===== Records shown =====

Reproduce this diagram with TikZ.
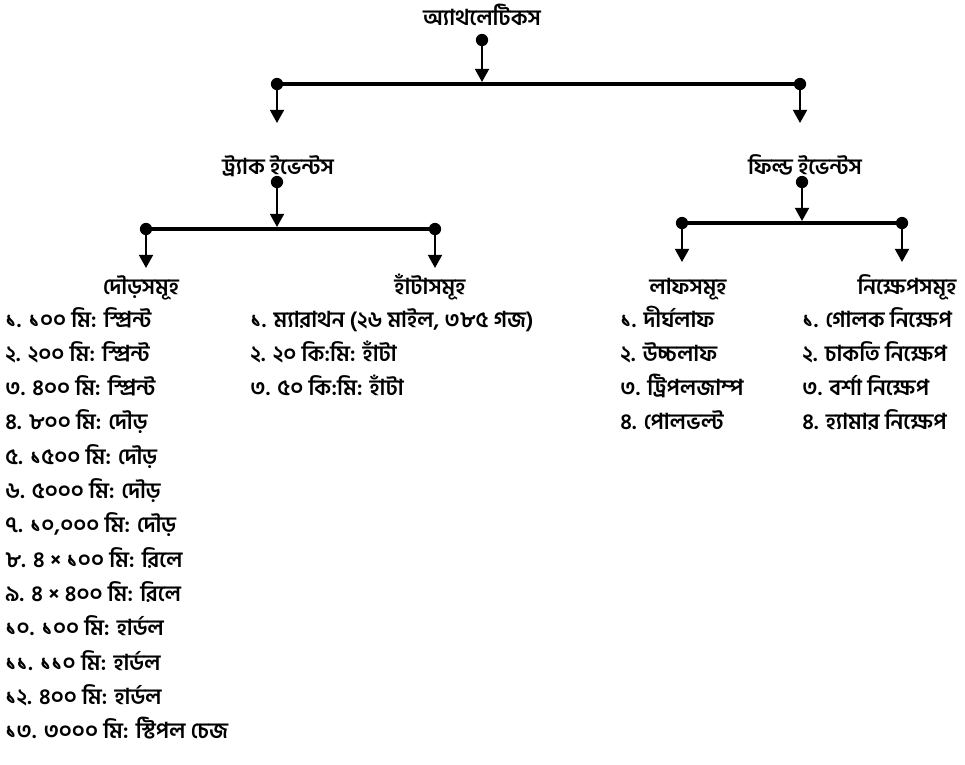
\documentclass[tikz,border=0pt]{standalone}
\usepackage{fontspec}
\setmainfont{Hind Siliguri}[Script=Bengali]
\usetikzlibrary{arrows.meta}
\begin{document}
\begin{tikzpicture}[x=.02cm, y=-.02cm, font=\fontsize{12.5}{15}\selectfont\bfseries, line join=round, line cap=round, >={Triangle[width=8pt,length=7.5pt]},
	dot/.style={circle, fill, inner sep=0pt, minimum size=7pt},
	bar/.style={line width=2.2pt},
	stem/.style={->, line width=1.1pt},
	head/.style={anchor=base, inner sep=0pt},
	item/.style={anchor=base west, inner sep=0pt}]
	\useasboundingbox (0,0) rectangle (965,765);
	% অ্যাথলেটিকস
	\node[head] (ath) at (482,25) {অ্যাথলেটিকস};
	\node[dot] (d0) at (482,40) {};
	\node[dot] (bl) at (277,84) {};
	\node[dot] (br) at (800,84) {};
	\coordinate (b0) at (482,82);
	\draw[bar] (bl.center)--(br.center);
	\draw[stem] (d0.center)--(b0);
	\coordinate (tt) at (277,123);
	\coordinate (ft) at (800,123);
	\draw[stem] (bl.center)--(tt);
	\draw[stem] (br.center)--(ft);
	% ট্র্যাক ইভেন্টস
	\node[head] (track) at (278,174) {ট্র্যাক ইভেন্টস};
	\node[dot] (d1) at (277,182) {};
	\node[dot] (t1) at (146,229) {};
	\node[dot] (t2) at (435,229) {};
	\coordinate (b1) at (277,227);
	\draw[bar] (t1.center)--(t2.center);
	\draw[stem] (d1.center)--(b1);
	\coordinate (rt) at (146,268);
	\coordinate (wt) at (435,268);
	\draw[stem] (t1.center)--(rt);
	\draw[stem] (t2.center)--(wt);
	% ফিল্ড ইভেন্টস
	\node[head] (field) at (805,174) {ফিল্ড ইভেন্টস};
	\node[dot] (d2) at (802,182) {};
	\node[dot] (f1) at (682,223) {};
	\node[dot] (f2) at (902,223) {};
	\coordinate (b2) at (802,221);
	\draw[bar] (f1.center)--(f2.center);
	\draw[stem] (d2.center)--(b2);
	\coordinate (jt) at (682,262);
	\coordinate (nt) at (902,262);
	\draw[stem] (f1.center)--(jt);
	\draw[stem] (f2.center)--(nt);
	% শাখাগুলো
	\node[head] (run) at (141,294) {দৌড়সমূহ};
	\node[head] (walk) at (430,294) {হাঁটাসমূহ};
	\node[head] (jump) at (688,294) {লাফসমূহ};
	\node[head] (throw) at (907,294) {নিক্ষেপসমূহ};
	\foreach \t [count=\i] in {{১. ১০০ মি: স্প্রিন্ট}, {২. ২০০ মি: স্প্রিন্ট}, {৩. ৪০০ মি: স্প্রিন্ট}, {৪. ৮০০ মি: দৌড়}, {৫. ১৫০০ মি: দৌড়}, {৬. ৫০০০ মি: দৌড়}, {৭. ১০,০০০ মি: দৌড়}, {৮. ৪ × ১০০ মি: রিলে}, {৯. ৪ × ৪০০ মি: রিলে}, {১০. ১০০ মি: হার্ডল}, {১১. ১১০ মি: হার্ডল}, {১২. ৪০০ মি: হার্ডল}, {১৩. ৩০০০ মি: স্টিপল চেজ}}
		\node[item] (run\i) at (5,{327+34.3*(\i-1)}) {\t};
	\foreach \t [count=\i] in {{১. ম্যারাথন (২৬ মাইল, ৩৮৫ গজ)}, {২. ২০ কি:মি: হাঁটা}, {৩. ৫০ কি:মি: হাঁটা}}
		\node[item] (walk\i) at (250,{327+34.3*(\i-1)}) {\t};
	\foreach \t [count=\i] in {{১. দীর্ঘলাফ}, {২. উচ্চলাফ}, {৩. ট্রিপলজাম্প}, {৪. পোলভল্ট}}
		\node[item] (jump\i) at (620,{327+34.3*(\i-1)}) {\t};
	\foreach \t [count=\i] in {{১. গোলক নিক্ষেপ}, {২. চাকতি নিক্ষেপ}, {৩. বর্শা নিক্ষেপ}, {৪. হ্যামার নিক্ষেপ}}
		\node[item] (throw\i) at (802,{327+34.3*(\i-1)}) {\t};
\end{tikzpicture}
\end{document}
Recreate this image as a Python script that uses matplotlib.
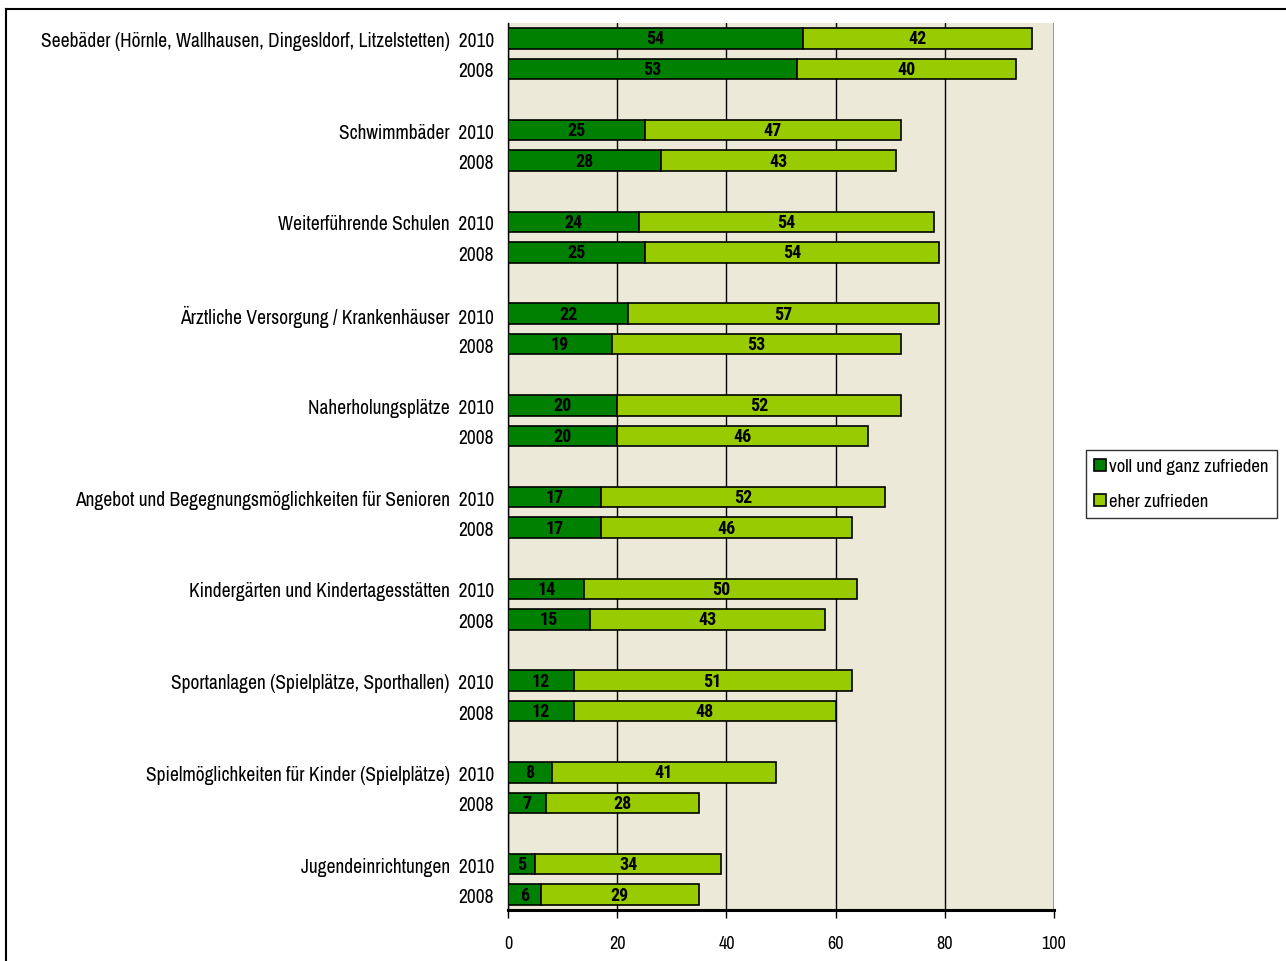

=====

### Stated goal
Word for word, quote the full listing, omitting every picture.

### Complete answer
Reproduce this diagram with TikZ.
\documentclass[tikz,border=0pt]{standalone}
\usepackage{fontspec}
\setmainfont{Hind Siliguri}[Script=Bengali]
\usetikzlibrary{arrows.meta}
\begin{document}
\begin{tikzpicture}[x=.02cm, y=-.02cm, font=\fontsize{12.5}{15}\selectfont\bfseries, line join=round, line cap=round, >={Triangle[width=8pt,length=7.5pt]},
	dot/.style={circle, fill, inner sep=0pt, minimum size=7pt},
	bar/.style={line width=2.2pt},
	stem/.style={->, line width=1.1pt},
	head/.style={anchor=base, inner sep=0pt},
	item/.style={anchor=base west, inner sep=0pt}]
	\useasboundingbox (0,0) rectangle (965,765);
	% অ্যাথলেটিকস
	\node[head] (ath) at (482,25) {অ্যাথলেটিকস};
	\node[dot] (d0) at (482,40) {};
	\node[dot] (bl) at (277,84) {};
	\node[dot] (br) at (800,84) {};
	\coordinate (b0) at (482,82);
	\draw[bar] (bl.center)--(br.center);
	\draw[stem] (d0.center)--(b0);
	\coordinate (tt) at (277,123);
	\coordinate (ft) at (800,123);
	\draw[stem] (bl.center)--(tt);
	\draw[stem] (br.center)--(ft);
	% ট্র্যাক ইভেন্টস
	\node[head] (track) at (278,174) {ট্র্যাক ইভেন্টস};
	\node[dot] (d1) at (277,182) {};
	\node[dot] (t1) at (146,229) {};
	\node[dot] (t2) at (435,229) {};
	\coordinate (b1) at (277,227);
	\draw[bar] (t1.center)--(t2.center);
	\draw[stem] (d1.center)--(b1);
	\coordinate (rt) at (146,268);
	\coordinate (wt) at (435,268);
	\draw[stem] (t1.center)--(rt);
	\draw[stem] (t2.center)--(wt);
	% ফিল্ড ইভেন্টস
	\node[head] (field) at (805,174) {ফিল্ড ইভেন্টস};
	\node[dot] (d2) at (802,182) {};
	\node[dot] (f1) at (682,223) {};
	\node[dot] (f2) at (902,223) {};
	\coordinate (b2) at (802,221);
	\draw[bar] (f1.center)--(f2.center);
	\draw[stem] (d2.center)--(b2);
	\coordinate (jt) at (682,262);
	\coordinate (nt) at (902,262);
	\draw[stem] (f1.center)--(jt);
	\draw[stem] (f2.center)--(nt);
	% শাখাগুলো
	\node[head] (run) at (141,294) {দৌড়সমূহ};
	\node[head] (walk) at (430,294) {হাঁটাসমূহ};
	\node[head] (jump) at (688,294) {লাফসমূহ};
	\node[head] (throw) at (907,294) {নিক্ষেপসমূহ};
	\foreach \t [count=\i] in {{১. ১০০ মি: স্প্রিন্ট}, {২. ২০০ মি: স্প্রিন্ট}, {৩. ৪০০ মি: স্প্রিন্ট}, {৪. ৮০০ মি: দৌড়}, {৫. ১৫০০ মি: দৌড়}, {৬. ৫০০০ মি: দৌড়}, {৭. ১০,০০০ মি: দৌড়}, {৮. ৪ × ১০০ মি: রিলে}, {৯. ৪ × ৪০০ মি: রিলে}, {১০. ১০০ মি: হার্ডল}, {১১. ১১০ মি: হার্ডল}, {১২. ৪০০ মি: হার্ডল}, {১৩. ৩০০০ মি: স্টিপল চেজ}}
		\node[item] (run\i) at (5,{327+34.3*(\i-1)}) {\t};
	\foreach \t [count=\i] in {{১. ম্যারাথন (২৬ মাইল, ৩৮৫ গজ)}, {২. ২০ কি:মি: হাঁটা}, {৩. ৫০ কি:মি: হাঁটা}}
		\node[item] (walk\i) at (250,{327+34.3*(\i-1)}) {\t};
	\foreach \t [count=\i] in {{১. দীর্ঘলাফ}, {২. উচ্চলাফ}, {৩. ট্রিপলজাম্প}, {৪. পোলভল্ট}}
		\node[item] (jump\i) at (620,{327+34.3*(\i-1)}) {\t};
	\foreach \t [count=\i] in {{১. গোলক নিক্ষেপ}, {২. চাকতি নিক্ষেপ}, {৩. বর্শা নিক্ষেপ}, {৪. হ্যামার নিক্ষেপ}}
		\node[item] (throw\i) at (802,{327+34.3*(\i-1)}) {\t};
\end{tikzpicture}
\end{document}
Recreate this image as a Python script that uses matplotlib.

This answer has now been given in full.